More details in the following report:
Crucially, the report, cited on Reliefweb, finds a stark “double burden,” with the vast majority of the world’s poor simultaneously exposed to severe climate threats.
The MPI, published by the UNDP and OPHI, shows that 18.3% of the world’s population lives in acute multidimensional poverty. A staggering 80% of these people (887 million) reside in regions facing at least one of four major climate hazards: high heat, drought, floods, and air pollution. The risks are often concurrent: 651 million poor people face two or more hazards at once, while 309 million face three or four. The most common threats are high heat (608 million) and air pollution (577 million).
Multidimensional poverty remains heavily concentrated among specific groups. Children are disproportionately affected, accounting for more than half (51%) of all poor people ($586$ million). Geographically, the crisis is centered in Sub-Saharan Africa (565 million poor) and South Asia (390 million poor), which together hold 83.2% of the global poor.
The report highlights that 83.5% of all multidimensionally poor people reside in rural areas. Additionally, nearly two-thirds (64.5%, or 740 million) of the poor live in middle-income countries, identifying them as a critical but often overlooked “hidden epicentre” of global poverty. The most widespread deprivations relate to living standards, with 970 million lacking clean cooking fuel and 878 million living in inadequate housing.

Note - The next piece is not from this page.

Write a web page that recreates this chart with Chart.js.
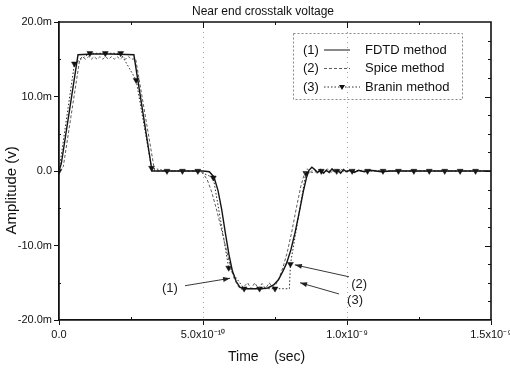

The 2025 Global Multidimensional Poverty Index (MPI) report “Overlapping Hardships: Poverty and Climate Hazards”, released ahead of the COP30 climate summit in Brazil, presents new evidence that the climate crisis is reshaping global poverty. The findings emphasize that poor people globally are often confronting multiple, concurrent environmental challenges rather than a single one in isolation.